Which lines hold the word "draws"? Show each of them.

**** Provided material

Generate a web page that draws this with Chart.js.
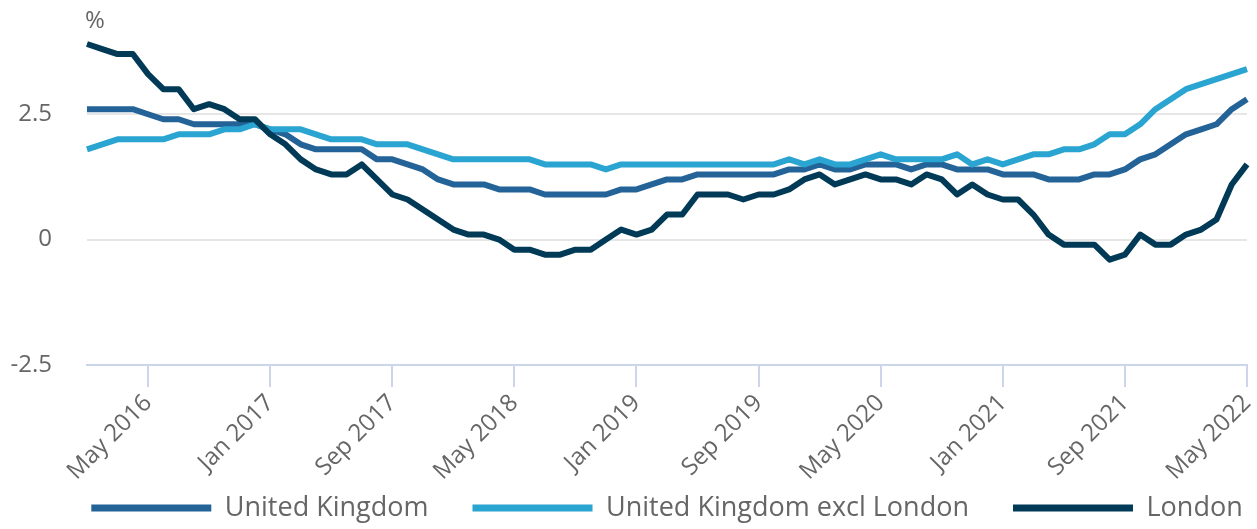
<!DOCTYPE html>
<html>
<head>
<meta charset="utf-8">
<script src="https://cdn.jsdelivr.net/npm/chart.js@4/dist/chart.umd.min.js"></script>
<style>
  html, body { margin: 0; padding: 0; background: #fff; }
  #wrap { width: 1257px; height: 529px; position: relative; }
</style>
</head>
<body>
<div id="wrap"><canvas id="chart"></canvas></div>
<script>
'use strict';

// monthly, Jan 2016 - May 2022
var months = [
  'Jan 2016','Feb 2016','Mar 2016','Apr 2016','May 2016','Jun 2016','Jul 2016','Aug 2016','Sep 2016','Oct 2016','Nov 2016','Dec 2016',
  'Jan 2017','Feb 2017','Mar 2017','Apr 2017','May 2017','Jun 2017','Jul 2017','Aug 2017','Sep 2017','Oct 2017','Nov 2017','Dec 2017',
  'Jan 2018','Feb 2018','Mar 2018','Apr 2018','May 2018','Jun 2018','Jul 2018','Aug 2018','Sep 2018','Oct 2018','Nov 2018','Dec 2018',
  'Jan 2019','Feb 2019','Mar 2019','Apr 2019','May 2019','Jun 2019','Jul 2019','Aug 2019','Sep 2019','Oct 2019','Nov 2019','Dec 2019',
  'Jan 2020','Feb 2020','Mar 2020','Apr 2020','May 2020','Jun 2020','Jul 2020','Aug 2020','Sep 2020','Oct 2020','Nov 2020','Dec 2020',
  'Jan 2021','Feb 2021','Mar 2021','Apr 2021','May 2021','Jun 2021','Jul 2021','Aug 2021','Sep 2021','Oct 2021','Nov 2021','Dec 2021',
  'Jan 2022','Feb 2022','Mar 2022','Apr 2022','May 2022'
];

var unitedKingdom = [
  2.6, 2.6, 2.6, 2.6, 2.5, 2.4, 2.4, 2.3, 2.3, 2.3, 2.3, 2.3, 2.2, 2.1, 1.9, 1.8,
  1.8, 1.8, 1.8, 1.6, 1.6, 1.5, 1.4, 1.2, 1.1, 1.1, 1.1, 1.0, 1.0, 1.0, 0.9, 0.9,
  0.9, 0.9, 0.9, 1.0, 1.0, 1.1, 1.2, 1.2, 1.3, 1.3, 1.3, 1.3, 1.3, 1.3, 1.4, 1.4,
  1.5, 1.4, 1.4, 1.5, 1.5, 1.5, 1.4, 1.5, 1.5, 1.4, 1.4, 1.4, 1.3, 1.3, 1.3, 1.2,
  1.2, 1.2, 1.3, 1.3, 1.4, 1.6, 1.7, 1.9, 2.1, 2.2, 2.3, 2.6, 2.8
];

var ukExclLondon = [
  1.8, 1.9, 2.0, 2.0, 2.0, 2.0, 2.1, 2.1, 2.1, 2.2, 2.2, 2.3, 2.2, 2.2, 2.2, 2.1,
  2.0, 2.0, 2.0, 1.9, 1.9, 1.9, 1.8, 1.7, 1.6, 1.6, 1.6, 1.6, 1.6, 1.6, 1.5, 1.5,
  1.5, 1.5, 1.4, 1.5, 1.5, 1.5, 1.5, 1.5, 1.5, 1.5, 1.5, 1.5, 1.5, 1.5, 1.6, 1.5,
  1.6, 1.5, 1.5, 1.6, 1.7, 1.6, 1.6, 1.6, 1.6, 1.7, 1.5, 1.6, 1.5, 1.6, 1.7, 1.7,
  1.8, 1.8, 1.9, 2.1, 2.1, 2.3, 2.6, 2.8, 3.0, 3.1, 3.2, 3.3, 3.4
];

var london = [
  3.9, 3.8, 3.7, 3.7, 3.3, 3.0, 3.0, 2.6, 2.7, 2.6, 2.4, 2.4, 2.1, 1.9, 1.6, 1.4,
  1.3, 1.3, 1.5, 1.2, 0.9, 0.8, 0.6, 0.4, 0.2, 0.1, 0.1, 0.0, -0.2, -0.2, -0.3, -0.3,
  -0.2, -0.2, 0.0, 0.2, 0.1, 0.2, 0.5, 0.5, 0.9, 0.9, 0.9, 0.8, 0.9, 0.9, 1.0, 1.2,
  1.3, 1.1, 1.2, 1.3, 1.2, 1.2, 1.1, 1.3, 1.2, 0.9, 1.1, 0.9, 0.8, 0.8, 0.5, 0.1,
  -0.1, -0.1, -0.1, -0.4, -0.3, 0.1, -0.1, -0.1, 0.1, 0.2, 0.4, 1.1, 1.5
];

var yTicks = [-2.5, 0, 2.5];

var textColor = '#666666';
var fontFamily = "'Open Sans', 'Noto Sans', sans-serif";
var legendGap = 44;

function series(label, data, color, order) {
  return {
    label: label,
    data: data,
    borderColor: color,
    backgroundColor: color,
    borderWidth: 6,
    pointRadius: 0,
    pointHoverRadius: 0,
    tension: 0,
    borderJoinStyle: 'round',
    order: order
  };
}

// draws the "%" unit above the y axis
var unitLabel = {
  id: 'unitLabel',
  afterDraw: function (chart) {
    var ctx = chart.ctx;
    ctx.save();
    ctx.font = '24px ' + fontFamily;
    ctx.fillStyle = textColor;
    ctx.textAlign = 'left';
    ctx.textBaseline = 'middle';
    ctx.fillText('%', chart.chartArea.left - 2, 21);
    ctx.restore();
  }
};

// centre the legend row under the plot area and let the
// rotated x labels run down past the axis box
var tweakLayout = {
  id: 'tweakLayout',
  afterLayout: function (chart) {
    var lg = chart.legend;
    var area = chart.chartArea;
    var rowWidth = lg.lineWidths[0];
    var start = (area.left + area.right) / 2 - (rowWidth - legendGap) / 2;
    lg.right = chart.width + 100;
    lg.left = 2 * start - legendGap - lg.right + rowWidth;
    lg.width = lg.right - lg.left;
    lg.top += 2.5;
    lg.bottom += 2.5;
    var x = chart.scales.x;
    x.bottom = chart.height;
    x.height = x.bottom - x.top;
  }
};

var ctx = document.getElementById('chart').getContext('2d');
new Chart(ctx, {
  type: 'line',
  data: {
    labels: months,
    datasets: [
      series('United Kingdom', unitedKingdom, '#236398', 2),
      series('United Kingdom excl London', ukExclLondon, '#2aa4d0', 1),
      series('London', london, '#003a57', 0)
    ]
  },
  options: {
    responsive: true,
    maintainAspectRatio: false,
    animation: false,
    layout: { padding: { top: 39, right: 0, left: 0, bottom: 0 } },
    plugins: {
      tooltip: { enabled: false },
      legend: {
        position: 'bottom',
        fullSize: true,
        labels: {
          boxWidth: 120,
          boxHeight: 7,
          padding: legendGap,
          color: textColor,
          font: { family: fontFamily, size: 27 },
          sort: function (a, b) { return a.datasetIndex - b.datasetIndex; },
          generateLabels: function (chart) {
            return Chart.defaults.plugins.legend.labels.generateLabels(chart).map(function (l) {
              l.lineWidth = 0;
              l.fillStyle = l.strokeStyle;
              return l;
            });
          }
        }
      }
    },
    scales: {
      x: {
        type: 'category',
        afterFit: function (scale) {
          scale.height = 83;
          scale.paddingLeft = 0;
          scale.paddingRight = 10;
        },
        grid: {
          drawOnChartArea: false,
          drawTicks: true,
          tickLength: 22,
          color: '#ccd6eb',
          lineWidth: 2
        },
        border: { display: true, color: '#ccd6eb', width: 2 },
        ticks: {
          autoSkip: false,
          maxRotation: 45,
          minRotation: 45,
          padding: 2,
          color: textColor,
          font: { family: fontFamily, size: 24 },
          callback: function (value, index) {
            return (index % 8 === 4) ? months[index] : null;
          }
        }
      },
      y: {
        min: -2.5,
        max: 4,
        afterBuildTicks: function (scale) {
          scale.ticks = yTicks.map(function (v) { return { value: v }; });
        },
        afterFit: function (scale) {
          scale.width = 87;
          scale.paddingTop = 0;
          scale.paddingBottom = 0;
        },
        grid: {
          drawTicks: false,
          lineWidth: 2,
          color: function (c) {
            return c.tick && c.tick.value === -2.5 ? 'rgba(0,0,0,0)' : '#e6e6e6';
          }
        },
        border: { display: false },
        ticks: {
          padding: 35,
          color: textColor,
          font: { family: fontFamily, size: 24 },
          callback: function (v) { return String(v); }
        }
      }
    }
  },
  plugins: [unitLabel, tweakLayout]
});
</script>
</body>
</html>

********

• **Exercise answer**:
Generate a web page that draws this with Chart.js.
// draws the "%" unit above the y axis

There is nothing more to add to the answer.